Mas, por vezes, tem-se proposto outra solução só para o foro interno, que é o «matrimónio nulo de consciência»: neste caso, o cônjuge poderia aproximar-se dos sacramentos, desde que não desse escândalo; nesta linha, defende-se que a Igreja renuncie aos processos matrimoniais, deixando os problemas jurídicos para os tribunais civis. Segundo o Cardeal Herránz, aceitar esta solução «equivaleria a obscurecer na prática a sacramentalidade do matrimónio» e reduzir o matrimónio a «uma questão de interesse exclusivamente privado».

Daí a importância dos processos canónicos matrimoniais. Neste sentido, a Igreja procura «melhorar os processos, quer em seriedade, quer a tempo, facilitar-lhes o acesso a todos em igualdade de oportunidades e tornar cada vez mais harmónicas as decisões dos vários tribunais».

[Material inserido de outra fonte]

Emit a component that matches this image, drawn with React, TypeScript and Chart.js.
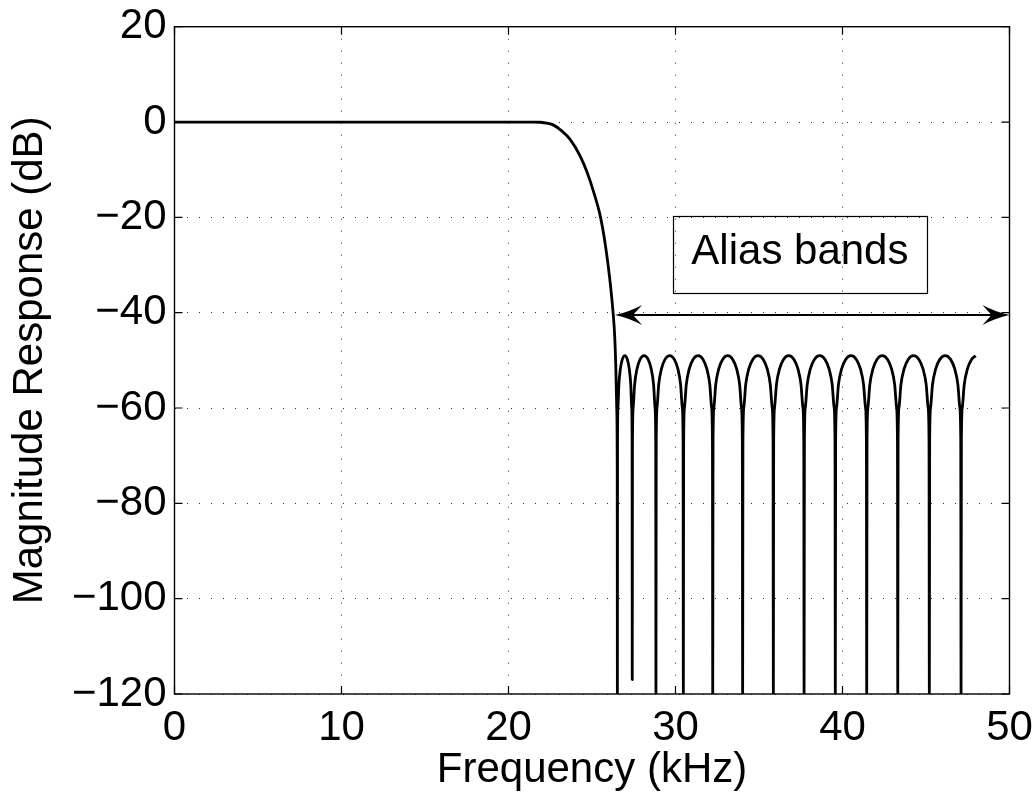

O Cardeal Herránz terminava recordando que, no actual contexto de mentalidade divorcista, «os processos canónicos de nulidade podem ser facilmente mal entendidos, como se fossem vias para obter um divórcio com o aparente beneplácito da Igreja». Através de uma hábil manipulação das causas de nulidade, qualquer matrimónio fracassado tornar-se-ia nulo. Pelo contrário, a declaração de nulidade não é a dissolução de um vínculo existente, mas a constatação da inexistência de verdadeiro matrimónio desde o início. Por isso, a Igreja favorece a convalidação dos matrimónios nulos, quando é possível.